▸ Task directions
Copy all lines holding the word "this" from the entries.

▸ Data records
——————

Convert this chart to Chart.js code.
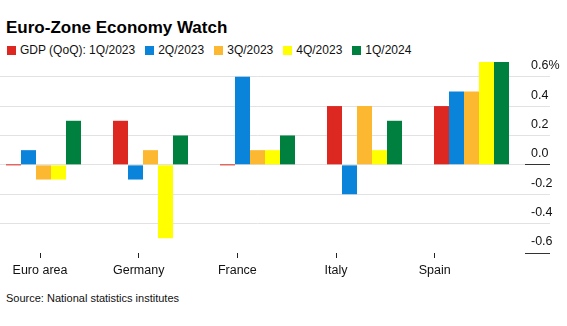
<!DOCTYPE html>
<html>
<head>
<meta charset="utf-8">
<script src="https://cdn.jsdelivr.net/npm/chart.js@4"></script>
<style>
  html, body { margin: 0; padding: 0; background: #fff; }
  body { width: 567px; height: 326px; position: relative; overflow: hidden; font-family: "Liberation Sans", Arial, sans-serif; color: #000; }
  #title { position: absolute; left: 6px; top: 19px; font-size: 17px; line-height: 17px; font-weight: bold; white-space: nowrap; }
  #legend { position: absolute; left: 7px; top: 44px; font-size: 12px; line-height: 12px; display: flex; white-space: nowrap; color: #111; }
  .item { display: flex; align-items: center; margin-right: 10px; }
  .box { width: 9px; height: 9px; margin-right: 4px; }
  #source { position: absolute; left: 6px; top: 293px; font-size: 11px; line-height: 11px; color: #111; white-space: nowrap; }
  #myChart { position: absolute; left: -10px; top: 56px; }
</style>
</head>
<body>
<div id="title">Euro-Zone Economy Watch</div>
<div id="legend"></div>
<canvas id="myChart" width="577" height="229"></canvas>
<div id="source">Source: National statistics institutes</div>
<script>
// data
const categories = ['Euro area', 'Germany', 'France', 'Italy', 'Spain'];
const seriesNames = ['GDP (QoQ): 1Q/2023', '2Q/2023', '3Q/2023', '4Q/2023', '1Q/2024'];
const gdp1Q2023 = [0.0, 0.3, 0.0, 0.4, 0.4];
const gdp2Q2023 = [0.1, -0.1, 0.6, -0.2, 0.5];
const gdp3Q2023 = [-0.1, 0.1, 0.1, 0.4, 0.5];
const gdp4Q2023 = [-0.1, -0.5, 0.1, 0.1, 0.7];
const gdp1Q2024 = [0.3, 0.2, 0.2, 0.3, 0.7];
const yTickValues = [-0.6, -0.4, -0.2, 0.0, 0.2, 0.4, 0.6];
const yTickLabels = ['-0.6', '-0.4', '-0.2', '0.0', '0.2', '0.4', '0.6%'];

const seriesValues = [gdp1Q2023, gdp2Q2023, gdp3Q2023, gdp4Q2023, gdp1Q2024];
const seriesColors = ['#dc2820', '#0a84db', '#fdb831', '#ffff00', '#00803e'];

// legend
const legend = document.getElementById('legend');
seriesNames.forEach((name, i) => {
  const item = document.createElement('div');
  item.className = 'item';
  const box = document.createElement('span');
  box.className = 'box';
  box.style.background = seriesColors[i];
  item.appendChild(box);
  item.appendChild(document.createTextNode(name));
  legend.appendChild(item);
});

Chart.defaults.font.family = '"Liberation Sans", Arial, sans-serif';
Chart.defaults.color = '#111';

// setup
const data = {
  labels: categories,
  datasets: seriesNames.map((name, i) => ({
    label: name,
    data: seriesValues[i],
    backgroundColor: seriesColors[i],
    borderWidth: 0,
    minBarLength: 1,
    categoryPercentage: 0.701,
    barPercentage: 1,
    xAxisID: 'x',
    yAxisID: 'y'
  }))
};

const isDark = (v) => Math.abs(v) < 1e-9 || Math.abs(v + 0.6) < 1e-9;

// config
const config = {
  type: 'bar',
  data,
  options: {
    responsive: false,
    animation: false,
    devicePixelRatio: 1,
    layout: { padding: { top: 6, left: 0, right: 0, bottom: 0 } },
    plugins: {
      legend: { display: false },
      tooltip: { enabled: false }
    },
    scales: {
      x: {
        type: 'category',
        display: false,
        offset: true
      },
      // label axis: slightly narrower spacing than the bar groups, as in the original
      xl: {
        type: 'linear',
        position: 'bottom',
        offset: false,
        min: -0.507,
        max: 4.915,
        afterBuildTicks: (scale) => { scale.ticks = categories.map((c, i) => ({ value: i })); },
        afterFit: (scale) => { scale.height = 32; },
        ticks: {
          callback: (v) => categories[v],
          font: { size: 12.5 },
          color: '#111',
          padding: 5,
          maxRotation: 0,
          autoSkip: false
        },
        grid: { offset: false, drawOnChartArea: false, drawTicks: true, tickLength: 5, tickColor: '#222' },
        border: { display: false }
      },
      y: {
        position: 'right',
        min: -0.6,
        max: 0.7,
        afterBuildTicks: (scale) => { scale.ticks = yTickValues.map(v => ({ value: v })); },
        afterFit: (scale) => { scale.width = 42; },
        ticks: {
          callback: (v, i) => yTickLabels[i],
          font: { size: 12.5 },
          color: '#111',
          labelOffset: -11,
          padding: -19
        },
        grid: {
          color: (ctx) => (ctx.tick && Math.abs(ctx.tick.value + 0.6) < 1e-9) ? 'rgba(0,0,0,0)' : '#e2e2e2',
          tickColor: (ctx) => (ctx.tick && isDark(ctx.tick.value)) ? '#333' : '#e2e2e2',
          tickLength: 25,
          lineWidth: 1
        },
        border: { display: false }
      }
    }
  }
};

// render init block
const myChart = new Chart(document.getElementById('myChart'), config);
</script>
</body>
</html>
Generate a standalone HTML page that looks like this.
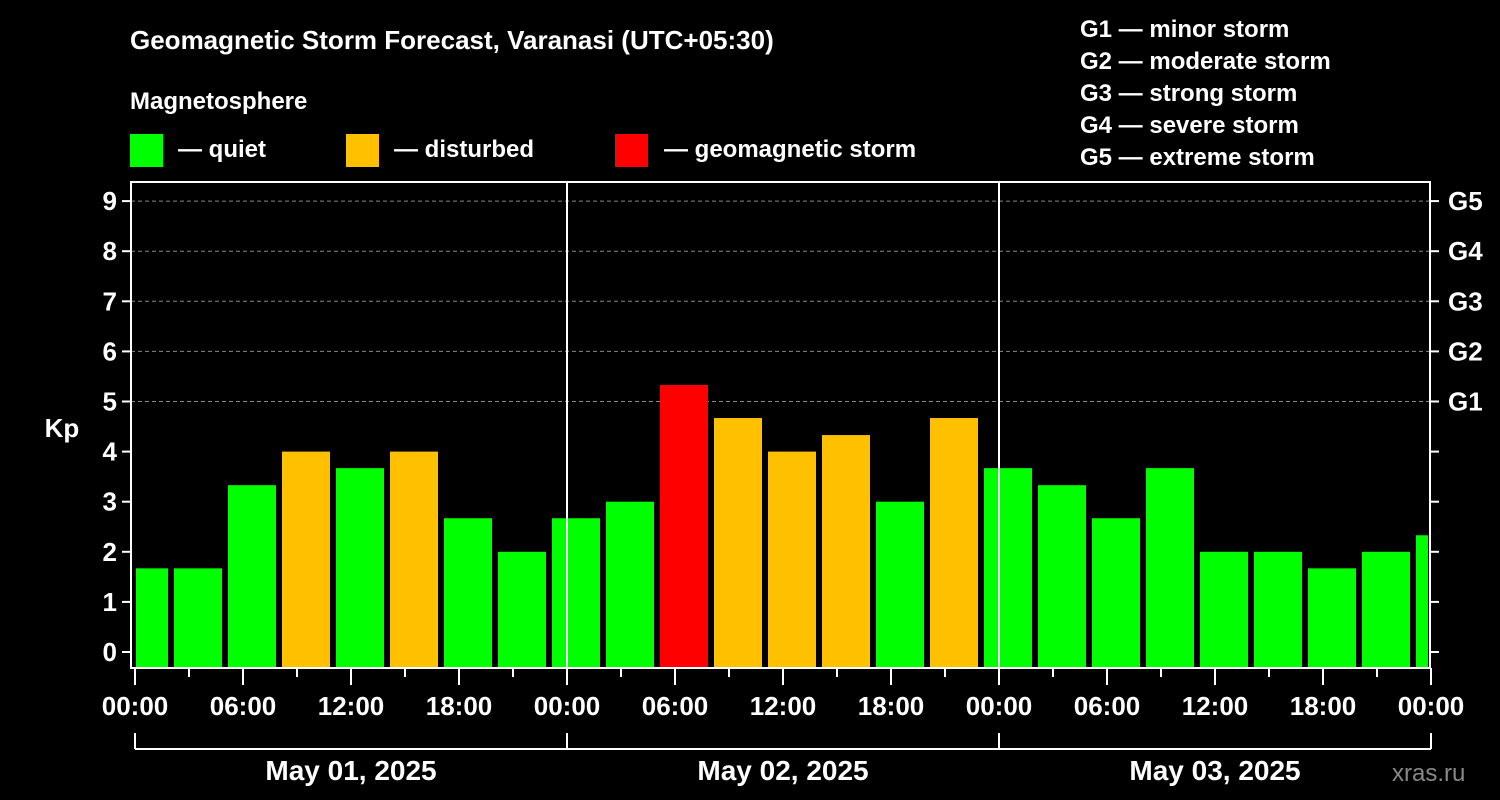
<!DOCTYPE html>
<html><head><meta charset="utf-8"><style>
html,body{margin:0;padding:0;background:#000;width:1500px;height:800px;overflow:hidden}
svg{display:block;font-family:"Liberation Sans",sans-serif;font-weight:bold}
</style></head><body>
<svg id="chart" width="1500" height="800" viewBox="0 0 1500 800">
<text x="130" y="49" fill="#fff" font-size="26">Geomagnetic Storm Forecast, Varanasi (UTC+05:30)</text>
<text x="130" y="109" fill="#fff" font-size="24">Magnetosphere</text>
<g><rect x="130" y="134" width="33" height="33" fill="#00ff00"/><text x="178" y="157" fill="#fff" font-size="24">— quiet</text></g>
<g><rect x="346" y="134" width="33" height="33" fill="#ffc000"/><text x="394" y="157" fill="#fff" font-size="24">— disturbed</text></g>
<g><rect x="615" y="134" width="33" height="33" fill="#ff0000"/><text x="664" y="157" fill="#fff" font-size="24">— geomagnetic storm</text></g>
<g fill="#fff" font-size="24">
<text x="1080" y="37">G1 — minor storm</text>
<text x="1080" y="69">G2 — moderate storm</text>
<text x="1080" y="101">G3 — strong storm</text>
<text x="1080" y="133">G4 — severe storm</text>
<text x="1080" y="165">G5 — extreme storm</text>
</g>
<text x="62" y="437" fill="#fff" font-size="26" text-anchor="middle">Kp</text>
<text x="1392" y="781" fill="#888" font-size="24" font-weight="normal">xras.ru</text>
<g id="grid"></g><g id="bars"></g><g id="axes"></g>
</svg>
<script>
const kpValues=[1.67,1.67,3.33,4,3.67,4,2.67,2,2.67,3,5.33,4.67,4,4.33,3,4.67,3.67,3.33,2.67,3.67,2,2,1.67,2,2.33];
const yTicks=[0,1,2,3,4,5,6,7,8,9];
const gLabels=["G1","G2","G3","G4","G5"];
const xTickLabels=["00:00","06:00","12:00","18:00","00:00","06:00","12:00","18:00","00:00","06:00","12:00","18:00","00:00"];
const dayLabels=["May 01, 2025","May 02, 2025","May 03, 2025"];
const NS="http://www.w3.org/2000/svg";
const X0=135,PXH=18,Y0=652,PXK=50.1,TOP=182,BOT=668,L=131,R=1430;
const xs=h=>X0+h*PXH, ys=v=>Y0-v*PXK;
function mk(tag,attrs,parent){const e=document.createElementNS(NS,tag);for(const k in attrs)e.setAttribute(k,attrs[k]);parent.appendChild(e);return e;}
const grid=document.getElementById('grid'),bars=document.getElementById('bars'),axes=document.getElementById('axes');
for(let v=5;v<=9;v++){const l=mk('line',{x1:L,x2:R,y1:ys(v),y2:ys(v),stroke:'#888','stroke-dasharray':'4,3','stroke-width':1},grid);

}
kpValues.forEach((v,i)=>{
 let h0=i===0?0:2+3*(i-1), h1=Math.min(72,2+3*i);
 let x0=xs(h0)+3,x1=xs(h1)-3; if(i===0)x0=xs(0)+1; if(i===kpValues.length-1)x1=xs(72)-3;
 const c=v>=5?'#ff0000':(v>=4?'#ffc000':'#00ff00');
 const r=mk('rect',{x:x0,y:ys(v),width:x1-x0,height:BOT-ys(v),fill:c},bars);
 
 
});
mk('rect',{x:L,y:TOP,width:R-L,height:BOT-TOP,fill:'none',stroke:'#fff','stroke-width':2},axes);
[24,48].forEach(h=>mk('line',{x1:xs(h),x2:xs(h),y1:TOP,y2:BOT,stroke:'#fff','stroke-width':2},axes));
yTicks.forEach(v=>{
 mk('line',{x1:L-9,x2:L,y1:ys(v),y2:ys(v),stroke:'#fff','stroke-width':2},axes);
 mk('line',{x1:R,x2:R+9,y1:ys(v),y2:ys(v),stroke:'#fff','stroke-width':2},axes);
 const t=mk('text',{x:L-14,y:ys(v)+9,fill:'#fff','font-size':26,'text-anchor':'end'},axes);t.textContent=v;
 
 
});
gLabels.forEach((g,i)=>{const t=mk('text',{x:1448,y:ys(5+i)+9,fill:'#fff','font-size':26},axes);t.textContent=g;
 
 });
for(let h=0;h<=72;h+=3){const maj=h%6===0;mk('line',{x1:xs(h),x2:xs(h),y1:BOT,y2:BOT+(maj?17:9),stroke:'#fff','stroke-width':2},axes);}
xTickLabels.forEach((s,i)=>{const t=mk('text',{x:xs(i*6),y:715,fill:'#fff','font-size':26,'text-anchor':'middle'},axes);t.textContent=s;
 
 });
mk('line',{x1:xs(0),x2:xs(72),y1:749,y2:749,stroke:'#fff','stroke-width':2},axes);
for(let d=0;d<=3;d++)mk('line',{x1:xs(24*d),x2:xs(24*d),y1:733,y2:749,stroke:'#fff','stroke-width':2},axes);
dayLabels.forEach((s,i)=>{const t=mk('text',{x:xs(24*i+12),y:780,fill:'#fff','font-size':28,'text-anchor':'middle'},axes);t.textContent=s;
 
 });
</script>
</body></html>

——————

▸ Answer in full
Convert this chart to Chart.js code.
Generate a standalone HTML page that looks like this.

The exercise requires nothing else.